She and the program’s director quickly swapped his name for “campesinos,” which means “farmers,” and the show went on.
But in the aftermath of The New York Times’ investigation revealing allegations that Chavez sexually abused two young girls in the 1970s and raped United Farm Workers co-founder Dolores Huerta in the 1960s, teachers across the state are grappling with how to address his widely studied and once-revered legacy.
Shifting lesson plans
David Ko, a ninth-grade ethnic studies teacher at George Washington High School, said his students wanted to talk about the news immediately after the investigation was published on March 18.
“I had some students who, even before classes started, during passing period, asked me about it,” he said.
Every year, Ko teaches a lesson about Chavez just before his birthday on March 31, a state holiday that many students have had off school for years. In the past, he would ask his classes what they knew about César Chavez Day and teach them about Chavez’s roles in the Delano grape strike and the founding of the United Farm Workers labor union.
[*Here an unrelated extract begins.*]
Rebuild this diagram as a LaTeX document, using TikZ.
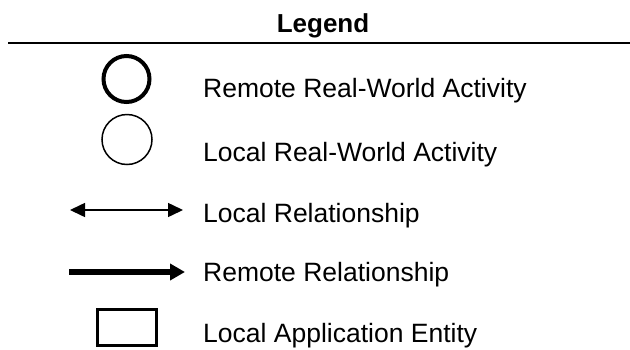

Now, he said, that lesson plan will be more complicated.
Ahead of the holiday, which falls during the San Francisco Unified School District’s spring break, Ko last week gave a broad overview of the Times’ investigation. He also pointed out that the state has already renamed its holiday to Farmworkers Day, and that cities and institutions are moving to swiftly scrub his name from streets, parks and more.
Chavez is prevalent in California’s curriculum frameworks and model lesson plans, and the state provides a long list of activities and resources for every grade level framed around César Chavez Day.
But Ko said he didn’t have to throw his existing curriculum out the window last week; he’s never portrayed Chavez as solely a “hero” in the farmworker movement.
“There’s people who have done remarkable, amazing accomplishments in advancing people’s rights, and also, even before the most recent allegations, it’s also possible for those same people to have harmful ideas,” Ko told KQED.
A complex legacy
For years, Ko’s classes have studied the more nuanced parts of Chavez’s legacy, such as his opposition to undocumented immigrants working on farms.
At least in San Francisco, many educators have shifted their focus away from Chavez when they cover the farmworker movement.
“Students are often taught, ‘This one great man who was so exceptional, did all these amazing things and they are the reason that these rights happened,’” ethnic studies teacher Samantha Aguirre said. “What they don’t always learn is that it was hundreds, tens of thousands of people behind them in the movement.”

She focuses on the lesser-known Filipino leaders of the movement, including Larry Itliong and Philip Vera Cruz, as well as the contributions of women like Huerta.
“The Filipino farmworkers formed AWOC [the Agricultural Workers Organizing Committee] and started staging resistance movements and protests before Latino groups,” she said. “If it wasn’t for those Filipino farmworkers, it wouldn’t have galvanized and they wouldn’t have worked together and helped the Latino farmworkers form the United Farm Workers.”
Now, Aguirre plans to include the allegations against Chavez as another part of the movement’s complex history.
“Hearing Dolores Huerta saying, ‘He assaulted me, but I felt like I couldn’t say anything because it would be bad for the movement,’ I think that is an important lesson,” Aguirre said. “It is important for students to know and be able to speak out when things are wrong.”
How to address a delicate subject?
Integrating the revelations into class won’t look the same for all grade levels.
Ko said that with his high schoolers, he pointed out that Chavez is accused of targeting young girls, but he referred his students to The New York Times and other trusted news sources if they wanted to read specifics, to avoid sharing information that could be unnecessarily triggering.
When it comes to addressing the allegations with younger students, Aguirre said, “there are developmentally appropriate ways for teachers to acknowledge and to talk about it.”